→ BRIEF
Copy out all lines that hold "this".

→ INPUT MATERIAL

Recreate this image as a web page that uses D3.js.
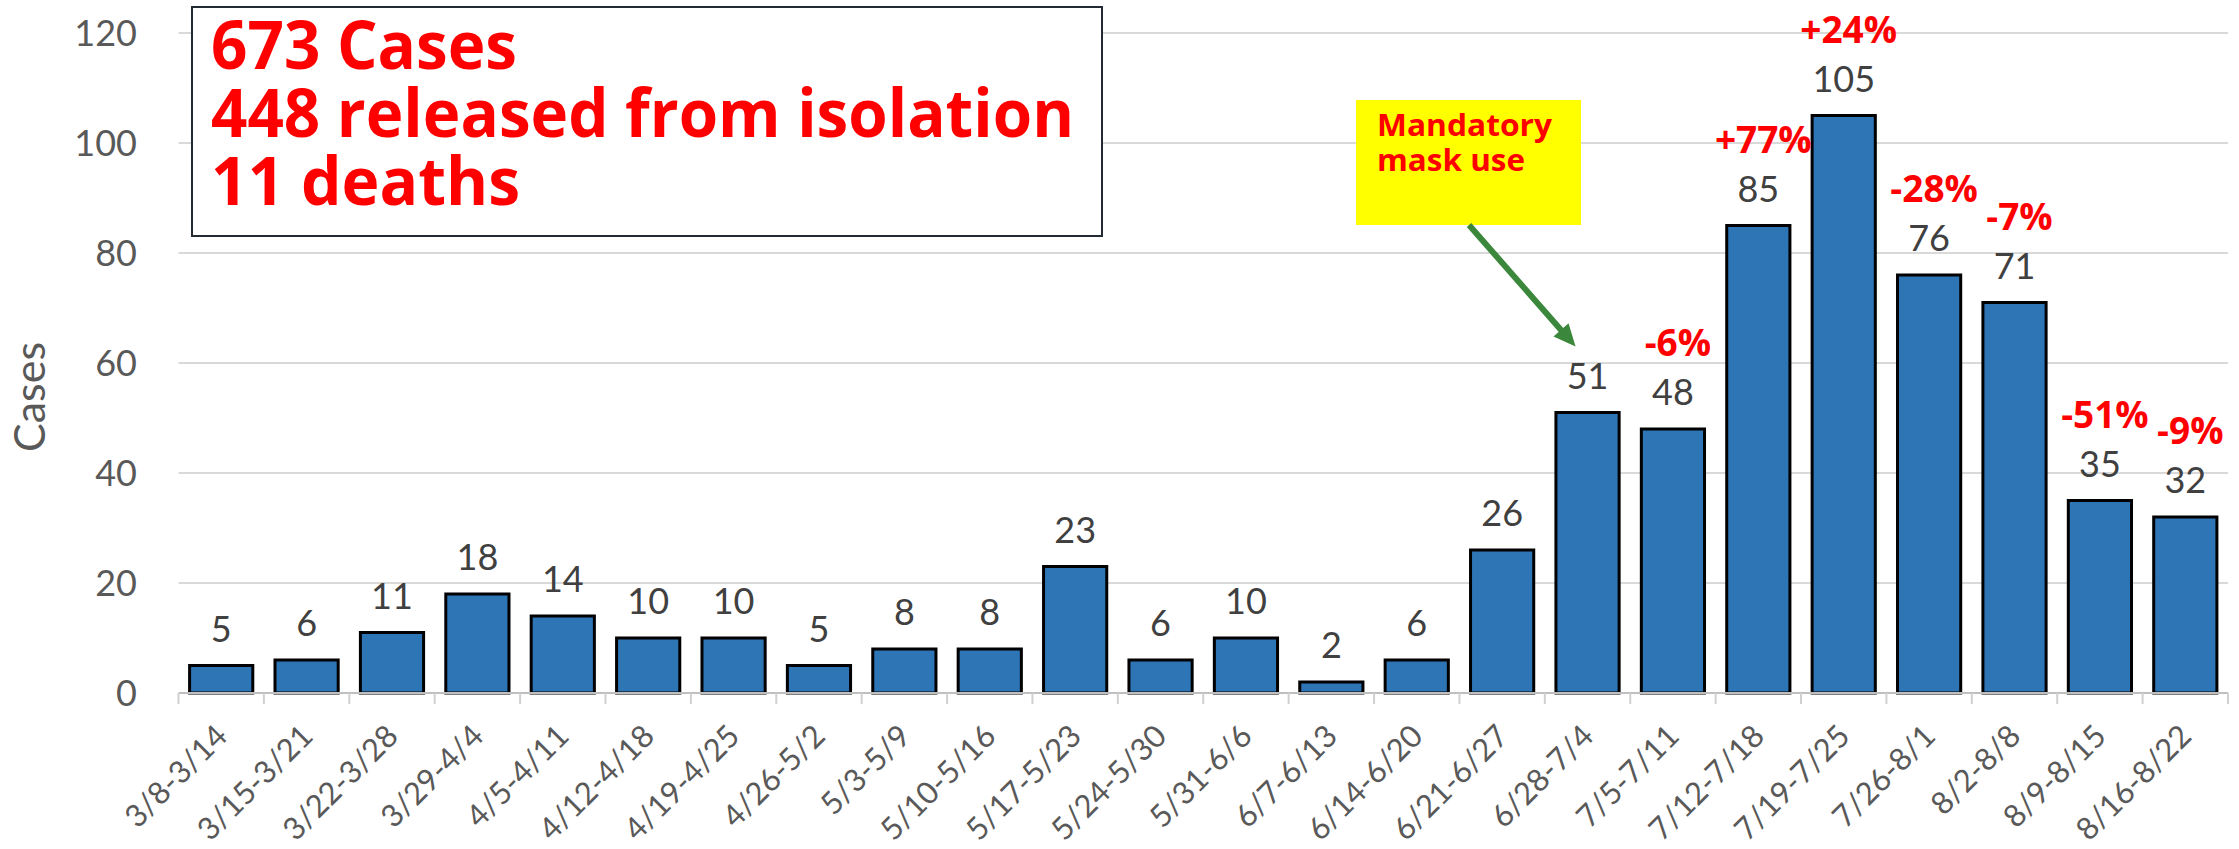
...
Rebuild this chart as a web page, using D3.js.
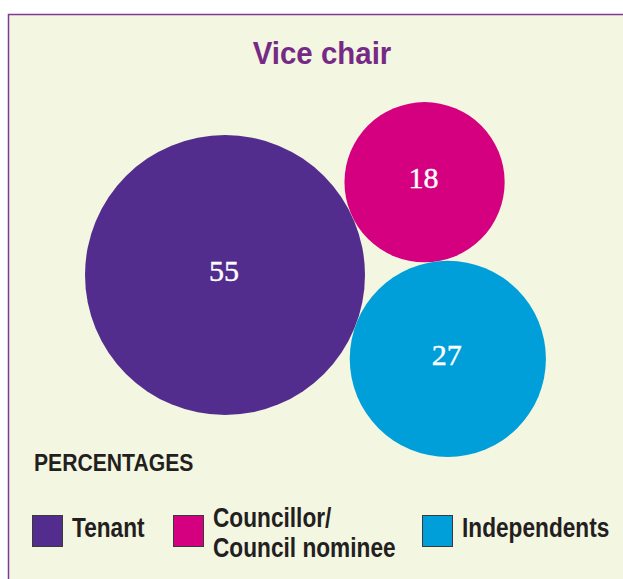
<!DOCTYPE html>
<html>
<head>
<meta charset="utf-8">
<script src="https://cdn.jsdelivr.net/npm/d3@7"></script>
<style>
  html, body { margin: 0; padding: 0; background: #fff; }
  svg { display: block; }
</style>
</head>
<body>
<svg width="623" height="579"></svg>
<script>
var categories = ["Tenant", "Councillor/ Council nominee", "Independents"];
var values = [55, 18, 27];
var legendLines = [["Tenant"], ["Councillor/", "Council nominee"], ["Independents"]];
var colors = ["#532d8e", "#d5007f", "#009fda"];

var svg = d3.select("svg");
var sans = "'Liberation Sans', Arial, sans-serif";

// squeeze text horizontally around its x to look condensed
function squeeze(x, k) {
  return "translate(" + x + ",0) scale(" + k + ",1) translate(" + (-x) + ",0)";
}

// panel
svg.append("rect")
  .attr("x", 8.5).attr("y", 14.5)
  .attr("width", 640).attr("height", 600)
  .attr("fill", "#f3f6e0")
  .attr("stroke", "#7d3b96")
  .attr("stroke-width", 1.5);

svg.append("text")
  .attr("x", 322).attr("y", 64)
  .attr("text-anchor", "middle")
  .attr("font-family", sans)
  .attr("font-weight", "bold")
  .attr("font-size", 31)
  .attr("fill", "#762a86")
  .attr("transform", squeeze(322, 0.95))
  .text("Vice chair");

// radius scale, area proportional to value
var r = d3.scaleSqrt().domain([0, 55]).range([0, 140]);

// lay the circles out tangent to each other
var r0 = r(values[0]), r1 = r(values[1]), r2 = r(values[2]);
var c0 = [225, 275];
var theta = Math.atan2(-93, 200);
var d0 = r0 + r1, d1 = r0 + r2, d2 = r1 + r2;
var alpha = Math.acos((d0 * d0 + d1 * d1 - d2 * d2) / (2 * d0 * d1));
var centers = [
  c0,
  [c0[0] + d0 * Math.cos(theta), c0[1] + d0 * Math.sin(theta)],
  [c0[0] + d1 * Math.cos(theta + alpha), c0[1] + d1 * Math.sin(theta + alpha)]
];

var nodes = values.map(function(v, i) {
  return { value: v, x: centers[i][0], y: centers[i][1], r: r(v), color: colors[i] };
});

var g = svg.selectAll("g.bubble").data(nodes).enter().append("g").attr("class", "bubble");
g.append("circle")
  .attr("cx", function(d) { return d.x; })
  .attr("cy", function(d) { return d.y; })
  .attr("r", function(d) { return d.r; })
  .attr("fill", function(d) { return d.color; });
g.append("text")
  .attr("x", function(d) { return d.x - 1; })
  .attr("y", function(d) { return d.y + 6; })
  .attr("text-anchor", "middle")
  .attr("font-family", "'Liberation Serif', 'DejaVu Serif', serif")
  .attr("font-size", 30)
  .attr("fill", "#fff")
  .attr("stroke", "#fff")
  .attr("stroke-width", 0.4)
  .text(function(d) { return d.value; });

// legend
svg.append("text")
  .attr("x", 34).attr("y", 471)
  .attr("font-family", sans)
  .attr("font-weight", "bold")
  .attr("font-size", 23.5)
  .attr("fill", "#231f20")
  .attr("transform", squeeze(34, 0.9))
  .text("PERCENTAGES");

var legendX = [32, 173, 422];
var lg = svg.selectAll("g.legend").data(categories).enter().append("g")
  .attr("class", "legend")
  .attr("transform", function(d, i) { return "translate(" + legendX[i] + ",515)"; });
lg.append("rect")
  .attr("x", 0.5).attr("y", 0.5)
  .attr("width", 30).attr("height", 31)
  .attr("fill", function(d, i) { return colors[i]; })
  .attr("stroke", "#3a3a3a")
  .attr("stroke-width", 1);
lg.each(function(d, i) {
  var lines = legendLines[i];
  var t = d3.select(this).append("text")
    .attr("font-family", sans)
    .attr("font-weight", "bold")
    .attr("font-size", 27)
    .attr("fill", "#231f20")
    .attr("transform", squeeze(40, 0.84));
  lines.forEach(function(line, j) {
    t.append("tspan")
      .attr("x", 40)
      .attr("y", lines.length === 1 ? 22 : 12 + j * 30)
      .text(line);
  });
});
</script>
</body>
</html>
...
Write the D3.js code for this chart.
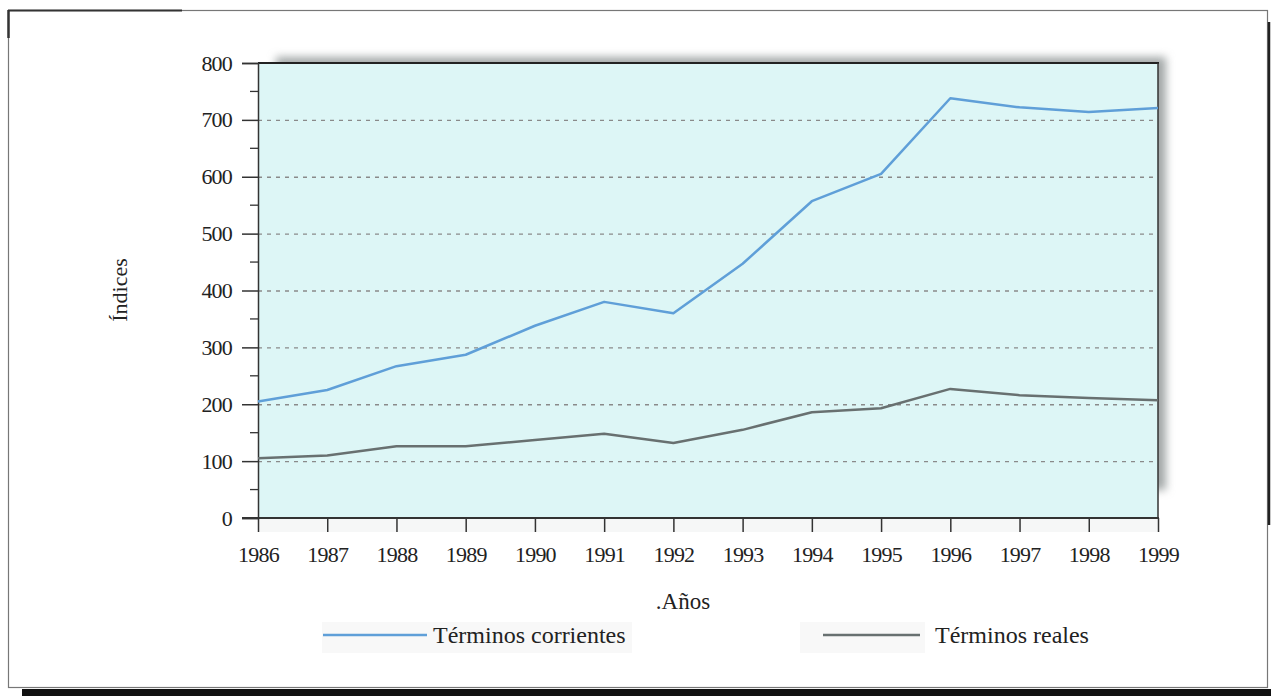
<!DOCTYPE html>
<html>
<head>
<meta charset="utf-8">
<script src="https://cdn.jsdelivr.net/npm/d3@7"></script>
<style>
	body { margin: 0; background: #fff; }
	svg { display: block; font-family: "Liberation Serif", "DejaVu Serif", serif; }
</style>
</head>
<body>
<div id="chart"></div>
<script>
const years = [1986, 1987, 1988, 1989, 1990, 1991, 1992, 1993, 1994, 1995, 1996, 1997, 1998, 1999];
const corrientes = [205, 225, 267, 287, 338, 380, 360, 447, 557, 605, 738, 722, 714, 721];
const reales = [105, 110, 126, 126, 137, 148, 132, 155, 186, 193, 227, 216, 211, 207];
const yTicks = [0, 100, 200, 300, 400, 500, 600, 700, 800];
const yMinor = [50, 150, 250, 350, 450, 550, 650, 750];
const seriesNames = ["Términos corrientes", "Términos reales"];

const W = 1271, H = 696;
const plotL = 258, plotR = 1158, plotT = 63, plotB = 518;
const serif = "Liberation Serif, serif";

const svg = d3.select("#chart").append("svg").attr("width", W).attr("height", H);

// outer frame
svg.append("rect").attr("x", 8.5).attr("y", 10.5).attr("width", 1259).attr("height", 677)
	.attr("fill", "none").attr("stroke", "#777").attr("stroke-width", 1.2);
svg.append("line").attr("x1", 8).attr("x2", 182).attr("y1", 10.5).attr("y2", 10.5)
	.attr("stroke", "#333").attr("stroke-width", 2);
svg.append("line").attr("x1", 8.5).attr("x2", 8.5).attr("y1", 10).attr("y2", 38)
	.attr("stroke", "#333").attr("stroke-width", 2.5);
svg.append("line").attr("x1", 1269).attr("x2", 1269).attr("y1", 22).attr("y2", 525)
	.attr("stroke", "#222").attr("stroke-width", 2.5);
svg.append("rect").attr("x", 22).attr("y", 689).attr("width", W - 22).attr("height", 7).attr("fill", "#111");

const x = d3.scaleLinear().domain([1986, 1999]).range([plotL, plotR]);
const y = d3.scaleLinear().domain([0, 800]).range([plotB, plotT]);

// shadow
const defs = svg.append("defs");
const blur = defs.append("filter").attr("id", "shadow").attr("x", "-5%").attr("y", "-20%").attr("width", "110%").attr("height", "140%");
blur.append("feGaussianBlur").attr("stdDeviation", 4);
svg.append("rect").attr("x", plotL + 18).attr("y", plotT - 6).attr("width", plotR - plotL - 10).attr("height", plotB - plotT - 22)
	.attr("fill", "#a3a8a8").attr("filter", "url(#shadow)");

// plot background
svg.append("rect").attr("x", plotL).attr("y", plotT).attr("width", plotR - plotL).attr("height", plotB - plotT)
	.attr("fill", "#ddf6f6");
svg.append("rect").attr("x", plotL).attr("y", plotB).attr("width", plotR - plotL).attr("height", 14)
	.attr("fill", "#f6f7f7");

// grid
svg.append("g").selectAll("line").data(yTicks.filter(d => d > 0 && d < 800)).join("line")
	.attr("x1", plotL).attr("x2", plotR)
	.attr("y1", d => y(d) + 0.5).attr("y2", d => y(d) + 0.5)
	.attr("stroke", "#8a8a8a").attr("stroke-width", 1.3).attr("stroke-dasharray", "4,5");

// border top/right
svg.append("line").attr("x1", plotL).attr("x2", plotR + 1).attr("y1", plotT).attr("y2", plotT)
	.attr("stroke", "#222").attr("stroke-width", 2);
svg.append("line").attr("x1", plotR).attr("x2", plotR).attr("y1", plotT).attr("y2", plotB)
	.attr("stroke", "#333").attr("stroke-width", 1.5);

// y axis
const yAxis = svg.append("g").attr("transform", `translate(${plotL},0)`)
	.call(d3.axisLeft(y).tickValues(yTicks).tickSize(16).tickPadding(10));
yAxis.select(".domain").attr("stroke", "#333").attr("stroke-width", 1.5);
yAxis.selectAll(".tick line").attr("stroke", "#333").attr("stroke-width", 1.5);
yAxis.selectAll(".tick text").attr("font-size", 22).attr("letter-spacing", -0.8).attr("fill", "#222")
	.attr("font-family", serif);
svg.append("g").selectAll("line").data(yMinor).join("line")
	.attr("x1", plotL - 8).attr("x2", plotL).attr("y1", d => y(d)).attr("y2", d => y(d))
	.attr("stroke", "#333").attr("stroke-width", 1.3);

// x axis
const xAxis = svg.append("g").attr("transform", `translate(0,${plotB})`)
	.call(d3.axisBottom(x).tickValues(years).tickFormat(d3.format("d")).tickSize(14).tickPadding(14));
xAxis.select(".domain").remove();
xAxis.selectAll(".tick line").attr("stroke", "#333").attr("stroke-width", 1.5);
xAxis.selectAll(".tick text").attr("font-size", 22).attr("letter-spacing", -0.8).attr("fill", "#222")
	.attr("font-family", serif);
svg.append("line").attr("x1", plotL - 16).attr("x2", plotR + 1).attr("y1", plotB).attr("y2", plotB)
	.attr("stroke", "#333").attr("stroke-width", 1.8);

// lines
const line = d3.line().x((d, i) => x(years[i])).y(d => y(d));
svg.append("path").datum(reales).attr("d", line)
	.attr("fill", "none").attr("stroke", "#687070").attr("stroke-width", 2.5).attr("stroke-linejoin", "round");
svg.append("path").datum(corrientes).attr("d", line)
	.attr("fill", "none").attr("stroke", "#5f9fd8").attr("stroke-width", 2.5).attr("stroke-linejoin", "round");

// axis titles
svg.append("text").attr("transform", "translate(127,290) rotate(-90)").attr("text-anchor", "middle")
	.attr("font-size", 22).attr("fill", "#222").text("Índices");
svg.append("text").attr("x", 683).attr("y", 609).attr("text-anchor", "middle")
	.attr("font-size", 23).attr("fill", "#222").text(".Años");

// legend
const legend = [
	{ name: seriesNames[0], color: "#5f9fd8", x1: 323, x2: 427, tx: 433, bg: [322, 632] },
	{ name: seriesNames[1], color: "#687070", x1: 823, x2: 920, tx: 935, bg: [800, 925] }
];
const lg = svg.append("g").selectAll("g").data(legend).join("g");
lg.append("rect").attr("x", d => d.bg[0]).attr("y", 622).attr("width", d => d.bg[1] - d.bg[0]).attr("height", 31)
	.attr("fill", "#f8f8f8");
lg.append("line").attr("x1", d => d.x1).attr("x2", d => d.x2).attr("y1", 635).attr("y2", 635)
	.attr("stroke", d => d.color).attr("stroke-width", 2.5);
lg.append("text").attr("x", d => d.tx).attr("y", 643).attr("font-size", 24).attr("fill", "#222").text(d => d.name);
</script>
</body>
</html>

→ FINAL ANSWER
Recreate this image as a web page that uses D3.js.
Rebuild this chart as a web page, using D3.js.
  var t = d3.select(this).append("text")
Write the D3.js code for this chart.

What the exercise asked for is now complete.